Longtime Routt County resident Deo Hobbs was outside feeding her three horses at her 40-acre home site northwest of Hayden late Tuesday afternoon when a “huge boom sounded, and her horses scattered.”

She looked across her field toward neighboring Colorado State Trust Land to see that a lightning strike had started a brush fire on the windy afternoon.

“Not knowing what to do, I tried to fill a bucket with water but realized very quickly that the fire was spreading fast. I called Ryder (Smith) and said, ‘we have a fire,’” Hobbs said.



Hobbs readily admits she was nearly panicking and her hand was shaking as she called the local fire department and adjacent neighbors for help. She wasn’t sure if she should evacuate.

“’Should I focus on evacuating or going out and help beat the fire out?’” Hobbs thought. “I look back on it, and it was crazy.”



Reacting more calmly was 12-year-old Ryder, who helps his mom Teri Anne Fahleson as caretakers and roommates on the rural property. The teenager and his mom have lived at the home in Hayden for about a year after losing their own newly constructed home near Bellvue, northwest of Fort Collins, on Oct. 14, 2020, during the Cameron Peak Fire, Fahleson said.

“As I was on the phone trying to explain to the dispatch lady where the fire was and how to get here, Ryder, in a very relaxed manner, grabbed a shovel and looked at me as I am in a panic and walked over and started pounding the fire out with a shovel,” Hobbs said.

About 10 minutes later, neighbors arrived to join the fight, including Jake Booco and Jason Stewart, Hobbs said.

Then 28 minutes later, three vehicles, including a water truck and four personnel, arrived from the local fire district. West Routt Fire Protection District responded to four different fire ignitions around Hayden during a dry lightning storm from approximately 3-9 p.m. Tuesday when wind gusts were up to about 20 mph, Fire Chief Trevor Guire said.

The fire department helped put out the fire near the Hobbs home and remained on-site to make sure everything was safe.

Hobbs called the afternoon a “life-changing event” and said her teenage renter “saved the day.” Smith is much more low key about the incident, even though this is the second time he has helped put out a small fire near the property after an earlier incident in July when lightning hit a nearby electrical power pole, he said.
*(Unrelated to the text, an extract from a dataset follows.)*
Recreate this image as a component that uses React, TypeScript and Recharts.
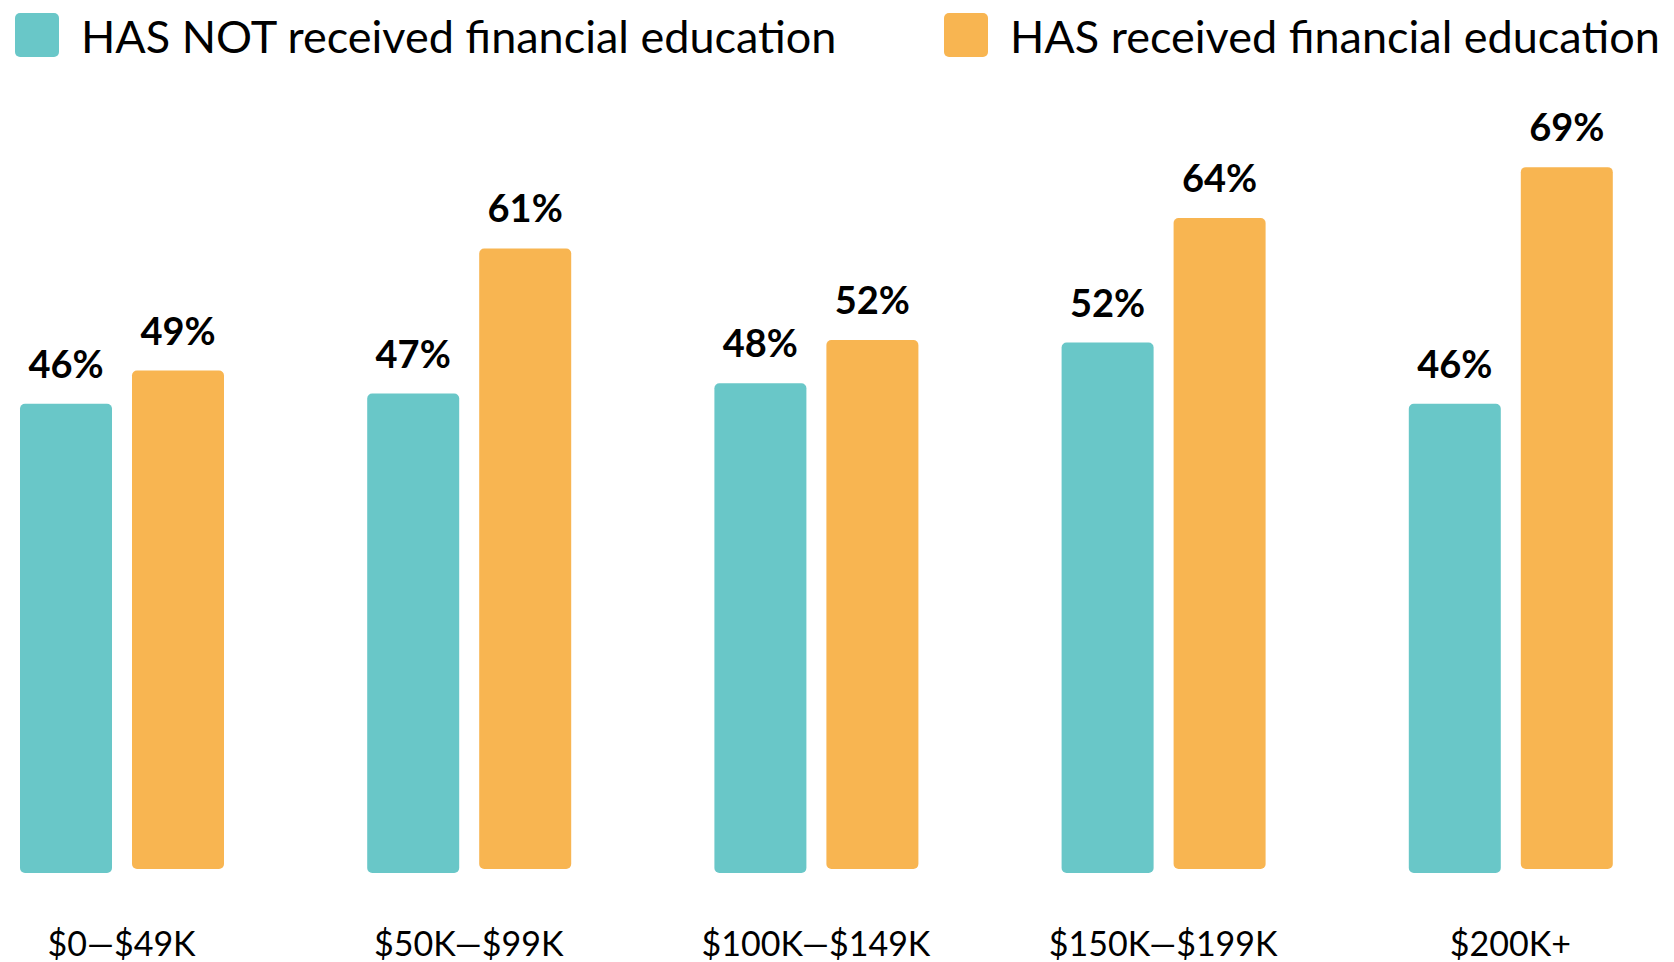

“I just grabbed a shovel and started putting it out. There was nothing to be scared of, to be honest,” Smith said. “It was more of just instinct.”

Fahleson said since she and her son previously lived in rural Larimer County and had been on evacuation orders off and on during the Cameron Peak Fire and living in hotel rooms and in a family member’s camper, the family had talked a lot about wildfire safety. The mother and son later relocated to Routt County because the teenager loves to snowboard.

“He has a lot of experience living out in the woods, and we have always talked about fire safety and if a wildfire ever came through. And it came in handy yesterday,” said Fahleson, who was just returning from an errand in Hayden when she saw the grass fire burning.

“If it were not for the help of this boy who knew what to do, I think it would have been much worse,” Hobbs said.

Smith advises others who might be in the same situation, “Let other neighbors know, then take action and don’t hesitate.”

Chief Guire applauded the teen’s action, and he asked community members to remember to always call 911 immediately, and then only work on a fire when it is safe.

“I commend Ryder for taking action, when it was safe to do so,” Guire said. “If it seems safe to do so, try to do what you can to control the fire, but don’t risk human life.

“Even though we have removed fire restrictions within Routt County, fire is still a real threat,” he added.